Support #965
openSample weights
100%
Description
Dear USoc Team,
Slightly more urgently than my previous question (I have reconciled it now) I was wondering what probability weights I should use?
I am conducting a cross-sectional analysis on wave G, investing the question of how alcohol consumption impacts individual earnings.
My sample is restricted to 25-65 year old and in one model only uses information from wave G, in another model information is merged from wave A to use religious variables as instruments.
I've been using the pweight = g_indscui_lw
However, I am not sure if this is correct and it substantially reduces my sample size during regressions.
I'd be grateful for any urgent advice (dissertation due on Monday)!
Thanks!
Updated by jason morgan over 6 years ago
- Copied from Support #951: Deriving alcohol consumption units added
Updated by Stephanie Auty over 6 years ago
- Status changed from New to In Progress
- Assignee changed from Stephanie Auty to Olena Kaminska
- Private changed from Yes to No
Many thanks for your enquiry.
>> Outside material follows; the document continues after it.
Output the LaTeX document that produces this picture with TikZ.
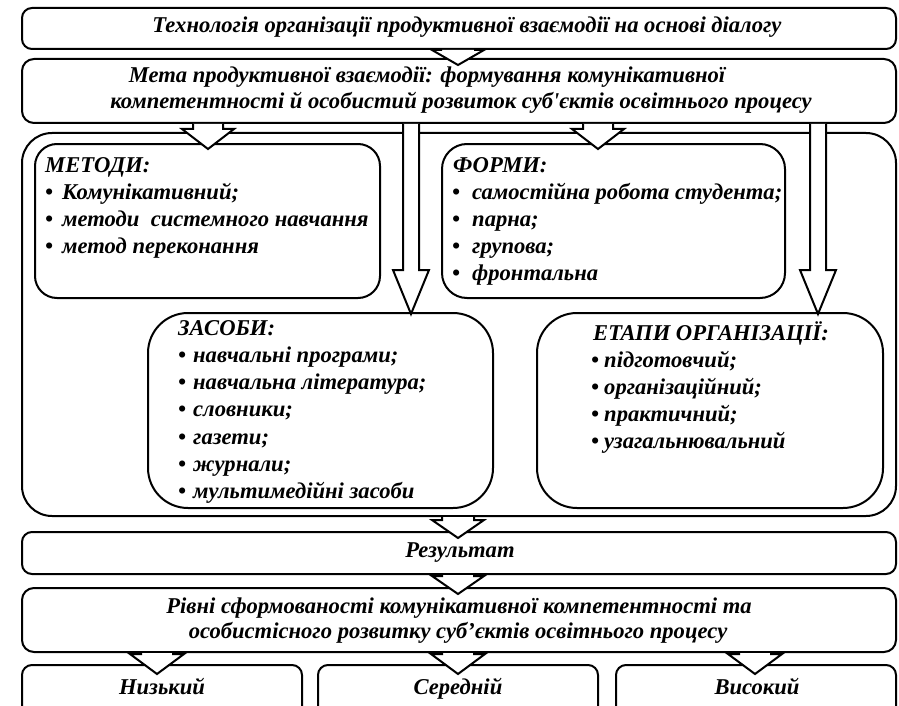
\documentclass[tikz,border=0pt]{standalone}
\usepackage{fontspec}
\newfontfamily\diagfont{Liberation Serif}
\usetikzlibrary{calc}

\tikzset{
  box/.style={draw, line width=2pt, rounded corners=#1, inner sep=0pt},
  box/.default=10pt,
  txt/.style={font=\diagfont\bfseries\itshape\fontsize{22.6}{27}\selectfont, inner sep=0pt},
  blockarr/.style={draw, line width=2pt, fill=white, line join=miter},
}

% block arrow: x, from node, to node, half shaft, half head, head length, overlap
\newcommand\blockarrow[7]{%
  \draw[blockarr] let \p1=(#2.south), \p2=(#3.north) in
    (#1pt-#4pt,\y1) -- (#1pt-#4pt,\y2-#7pt+#6pt) -- (#1pt-#5pt,\y2-#7pt+#6pt) -- (#1pt,\y2-#7pt)
    -- (#1pt+#5pt,\y2-#7pt+#6pt) -- (#1pt+#4pt,\y2-#7pt+#6pt) -- (#1pt+#4pt,\y1);}

\begin{document}
\begin{tikzpicture}[x=1pt,y=-1pt]
\useasboundingbox (0,0) rectangle (899,706);
\clip (0,0) rectangle (899,706);

% boxes
\node[box=10pt, minimum width=874pt, minimum height=41pt] (tech) at (459,28.5) {};
\node[box=12pt, minimum width=874pt, minimum height=64pt] (meta) at (459,91) {};
\node[box=30pt, minimum width=874pt, minimum height=383pt] (whole) at (459,324.5) {};
\node[box=22pt, minimum width=345pt, minimum height=154pt] (metody) at (207.5,221) {};
\node[box=25pt, minimum width=343pt, minimum height=154pt] (formy) at (613.5,221) {};
\node[box=40pt, minimum width=345pt, minimum height=195pt] (zasoby) at (320.5,410.5) {};
\node[box=40pt, minimum width=346pt, minimum height=195pt] (etapy) at (710,410.5) {};
\node[box=10pt, minimum width=874pt, minimum height=42pt] (result) at (459,553) {};
\node[box=12pt, minimum width=874pt, minimum height=64pt] (rivni) at (459,620) {};
\node[box=10pt, minimum width=280pt, minimum height=60pt] (low) at (162,695) {};
\node[box=10pt, minimum width=280pt, minimum height=60pt] (mid) at (458,695) {};
\node[box=10pt, minimum width=280pt, minimum height=60pt] (high) at (756,695) {};

% texts
\node[txt, anchor=base] (tech-t) at (467,33) {Технологія організації продуктивної взаємодії на основі діалогу};
\node[txt, anchor=base] (meta-1) at (427,83) {Мета продуктивної взаємодії: формування комунікативної};
\node[txt, anchor=base] (meta-2) at (461,109) {компетентності й особистий розвиток суб'єктів освітнього процесу};

\node[txt, anchor=base west] (metody-0) at (45,172) {МЕТОДИ:};
\foreach \t [count=\i] in {Комунікативний;, методи~~системного навчання, метод переконання}
  \node[txt, anchor=base west] (metody-\i) at (45,172+27*\i) {\makebox[17pt][l]{\textbullet}\t};

\node[txt, anchor=base west] (formy-0) at (453,172) {ФОРМИ:};
\foreach \t [count=\i] in {самостійна робота студента;, парна;, групова;, фронтальна}
  \node[txt, anchor=base west] (formy-\i) at (452,172+27*\i) {\makebox[20pt][l]{\textbullet}\t};

\node[txt, anchor=base west] (zasoby-0) at (178,335) {ЗАСОБИ:};
\foreach \t [count=\i] in {навчальні програми;, навчальна література;, словники;, газети;, журнали;, мультимедійні засоби}
  \node[txt, anchor=base west] (zasoby-\i) at (178,335+27.3*\i) {\makebox[15pt][l]{\textbullet}\t};

\node[txt, anchor=base west] (etapy-0) at (593,340) {ЕТАПИ ОРГАНІЗАЦІЇ:};
\foreach \t [count=\i] in {підготовчий;, організаційний;, практичний;, узагальнювальний}
  \node[txt, anchor=base west] (etapy-\i) at (591,340+27*\i) {\makebox[13pt][l]{\textbullet}\t};

\node[txt, anchor=base] (result-t) at (460,557) {Результат};
\node[txt, anchor=base] (rivni-1) at (459,613) {Рівні сформованості комунікативної компетентності та};
\node[txt, anchor=base] (rivni-2) at (458,638) {особистісного розвитку суб’єктів освітнього процесу};
\node[txt, anchor=base] (low-t) at (162,694) {Низький};
\node[txt, anchor=base] (mid-t) at (458,694) {Середній};
\node[txt, anchor=base] (high-t) at (757,694) {Високий};

% arrows
\blockarrow{458}{tech}{meta}{16}{26}{15}{7}
\blockarrow{208}{meta}{metody}{15}{26}{20}{6}
\blockarrow{598}{meta}{formy}{15}{26}{20}{6}
\blockarrow{411}{meta}{zasoby}{8}{18}{44}{2}
\blockarrow{818}{meta}{etapy}{8}{18}{44}{2}
\blockarrow{458}{whole}{result}{16}{26}{18}{7}
\blockarrow{458}{result}{rivni}{16}{26}{18}{7}
\blockarrow{157}{rivni}{low}{16}{27}{20}{10}
\blockarrow{458}{rivni}{mid}{16}{27}{20}{10}
\blockarrow{755}{rivni}{high}{16}{27}{20}{10}

\end{tikzpicture}
\end{document}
The Understanding Society team is looking into it and we will get back to you as soon as we can.
Best wishes,
Stephanie Auty - Understanding Society User Support Officer
Updated by Stephanie Auty over 6 years ago
- % Done changed from 10 to 20
Dear Jason,
I'm not sure if Olena will see this in time to answer you before the weekend, so I wanted to provide a link to the User Guide which has information for helping you to select a weight in tables 31-40: https://www.understandingsociety.ac.uk/sites/default/files/downloads/documentation/mainstage/user-guides/mainstage-waves-1-7-user-guide.pdf
You will see that weights for cross sectional analysis end in _xw.
Best wishes,
Stephanie Auty - Understanding Society User Support Officer
Updated by jason morgan over 6 years ago
Thank you so much!!!
(This left me with just 2 options and both produced almost identical results so I am going with g_indinub_xw).
Just one brief last question (although no worries at all if you don't know) but anytime I use sample weights, I lose about 13% on the observations when I run regressions, do you know if this is normal? (I've been googling this a lot but to no avail)
Thanks again for your really quick reply!
Updated by Olena Kaminska over 6 years ago
Jason,
Thanks for your question. The best weights for you are: for cross-sectional analysis it is g_indinui_xw (this one has higher sample size as it also incorporates refreshment in wave 6 - note, a large part of 0-weights in g_indinub_xw is due to omitting this refreshment but your analysis will still be correct). For longitudinal analysis (where you use wave A and G in the same regression) you should use g_indinus_lw (this will have many 0-weights as it will exclude BHPS and IEMB subsamples). Note, using xw weight for the longitudinal analysis is incorrect.
Dropped cases when you use weights is correct - but this is unique to longitudinal studies and largely unique to UKHLS reflecting its very complex sample design.
Hope this helps and best of luck with your dissertation,
Olena
Updated by Stephanie Auty over 6 years ago
- Status changed from In Progress to Feedback
- Assignee changed from Olena Kaminska to jason morgan
- % Done changed from 20 to 70
Updated by Stephanie Auty over 6 years ago
- Status changed from Feedback to Resolved
- % Done changed from 70 to 100
Updated by Understanding Society User Support Team almost 4 years ago
- Assignee deleted (
jason morgan)